## Do this
Within the data below, state how many lines contain the string "chart". Provide the number only.

══ Data provided

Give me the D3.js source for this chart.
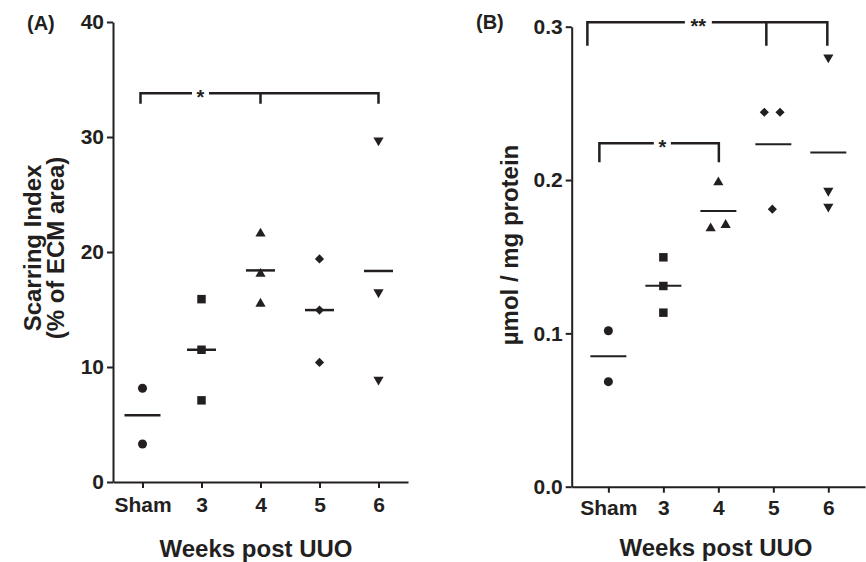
<!DOCTYPE html>
<html>
<head>
<meta charset="utf-8">
<script src="https://cdn.jsdelivr.net/npm/d3@7"></script>
<style>
  body { margin: 0; background: #fff; }
  text { font-family: "Liberation Sans", Arial, sans-serif; font-weight: bold; fill: #231f20; }
</style>
</head>
<body>
<svg id="chart" width="866" height="562"></svg>
<script>
// groups on the x axis
const categories = ['Sham', '3', '4', '5', '6']

// panel A: scarring index (% of ECM area), one array per group
const scarring = [[8.15, 3.3], [15.9, 11.5, 7.1], [21.6, 18.1, 15.5], [19.4, 14.95, 10.4], [29.7, 16.5, 8.9]]
const scarringMean = [5.8, 11.5, 18.4, 14.95, 18.35]
const ticksA = [0, 10, 20, 30, 40]

// panel B: umol / mg protein
const umol = [[0.1017, 0.0685], [0.1496, 0.1309, 0.1135], [0.1985, 0.1685, 0.1707], [0.2442, 0.2442, 0.181], [0.28, 0.193, 0.1826]]
const umolMean = [0.085, 0.131, 0.1798, 0.2233, 0.218]
const ticksB = [0, 0.1, 0.2, 0.3]

// horizontal scatter of overlapping points in B (px)
const jitterB = [[0, 0], [0, 0, 0], [0, -7.7, 7.3], [-9, 6.7, -1], [0, 0, 0]]

const ink = '#231f20'
const svg = d3.select('#chart')

const triangleDown = { draw (ctx, size) { d3.symbolTriangle.draw(ctx, size) } }
const shapes = [
  { type: d3.symbolCircle, size: 64, rot: 0 },
  { type: d3.symbolSquare, size: 72, rot: 0 },
  { type: d3.symbolTriangle, size: 45, rot: 0 },
  { type: d3.symbolSquare, size: 42, rot: 45 },
  { type: triangleDown, size: 45, rot: 180 }
]

function panel (opt) {
  const x = d3.scalePoint().domain(categories).range(opt.xRange).padding(opt.pad)
  const y = d3.scaleLinear().domain(opt.yDomain).range(opt.yRange)
  const g = svg.append('g')

  const yAxis = g.append('g')
      .attr('transform', 'translate(' + opt.xRange[0] + ',0)')
      .call(d3.axisLeft(y).tickValues(opt.ticks).tickFormat(opt.fmt).tickSize(6).tickSizeOuter(0).tickPadding(3))
  const xAxis = g.append('g')
      .attr('transform', 'translate(0,' + opt.yRange[0] + ')')
      .call(d3.axisBottom(x).tickSize(6).tickSizeOuter(0).tickPadding(opt.xPad))
  for (const ax of [yAxis, xAxis]) {
    ax.selectAll('path, line').attr('stroke', ink).attr('stroke-width', 2)
    ax.selectAll('text').style('font-size', '21px').attr('fill', ink)
    ax.attr('font-family', null).attr('font-size', null)
  }

  // points
  opt.values.forEach((vals, i) => {
    const s = shapes[i]
    g.selectAll(null)
        .data(vals)
      .enter().append('path')
        .attr('d', d3.symbol().type(s.type).size(s.size))
        .attr('transform', (d, j) => 'translate(' + (x(categories[i]) + (opt.jitter ? opt.jitter[i][j] : 0)) + ',' + y(d) + ') rotate(' + s.rot + ')')
        .attr('fill', ink)
  })

  // mean lines
  g.selectAll(null)
      .data(opt.means)
    .enter().append('line')
      .attr('x1', (d, i) => x(categories[i]) - opt.meanW[i] / 2)
      .attr('x2', (d, i) => x(categories[i]) + opt.meanW[i] / 2)
      .attr('y1', d => y(d))
      .attr('y2', d => y(d))
      .attr('stroke', ink)
      .attr('stroke-width', opt.meanStroke)

  // significance brackets
  opt.brackets.forEach(b => {
    const xs = b.at.map(a => x(a[0]) + a[1])
    const yTop = y(b.top), yBot = y(b.bottom)
    g.append('path')
        .attr('d', 'M' + xs[0] + ',' + yBot + 'V' + yTop + 'H' + xs[xs.length - 1] + 'V' + yBot +
          xs.slice(1, -1).map(v => 'M' + v + ',' + yTop + 'V' + yBot).join(''))
        .attr('fill', 'none')
        .attr('stroke', ink)
        .attr('stroke-width', 2.5)
    const lx = x(b.labelAt[0]) + b.labelAt[1]
    g.append('rect')
        .attr('x', lx - b.gap / 2).attr('y', yTop - 5)
        .attr('width', b.gap).attr('height', 10)
        .attr('fill', '#fff')
    g.append('text')
        .attr('x', lx).attr('y', yTop + 11)
        .attr('text-anchor', 'middle')
        .style('font-size', '20px')
        .text(b.label)
  })

  // titles
  g.append('text')
      .attr('x', opt.xTitle[0]).attr('y', opt.xTitle[1])
      .attr('text-anchor', 'middle')
      .style('font-size', '24px')
      .text('Weeks post UUO')
  opt.yTitle.forEach(t => {
    g.append('text')
        .attr('transform', 'translate(' + t.x + ',' + opt.yTitleMid + ') rotate(-90)')
        .attr('text-anchor', 'middle')
        .style('font-size', '24px')
        .text(t.text)
  })
  g.append('text')
      .attr('x', opt.letter[0]).attr('y', opt.letter[1])
      .style('font-size', '20px')
      .text(opt.letterText)
}

panel({
  xRange: [113, 408], pad: 0.5, xPad: 9,
  yDomain: [0, 40], yRange: [482, 22],
  ticks: ticksA, fmt: d3.format('d'),
  values: scarring, means: scarringMean,
  meanW: [36, 29, 29, 29, 29], meanStroke: 2.5,
  brackets: [
    { top: 33.8, bottom: 32.9, at: [['Sham', -2], ['4', 0], ['6', 0]], label: '*', labelAt: ['3', -1], gap: 17 }
  ],
  xTitle: [256, 557],
  yTitle: [{ x: 40.5, text: 'Scarring Index' }, { x: 64, text: '(% of ECM area)' }],
  yTitleMid: 248,
  letter: [27, 30], letterText: '(A)'
})

panel({
  xRange: [571.7, 865], pad: 0.667, xPad: 7.5,
  yDomain: [0, 0.3], yRange: [486.7, 26.7],
  ticks: ticksB, fmt: d3.format('.1f'),
  values: umol, means: umolMean, jitter: jitterB,
  meanW: [36, 36, 36, 36, 36], meanStroke: 2,
  brackets: [
    { top: 0.3029, bottom: 0.2876, at: [['Sham', -21], ['5', -7], ['6', -1]], label: '**', labelAt: ['4', -20], gap: 27 },
    { top: 0.224, bottom: 0.2116, at: [['Sham', -9], ['4', 0.5]], label: '*', labelAt: ['3', -1], gap: 17 }
  ],
  xTitle: [716, 556],
  yTitle: [{ x: 518, text: 'µmol / mg protein' }],
  yTitleMid: 245,
  letter: [476, 29], letterText: '(B)'
})
</script>
</body>
</html>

════

## Correct response
3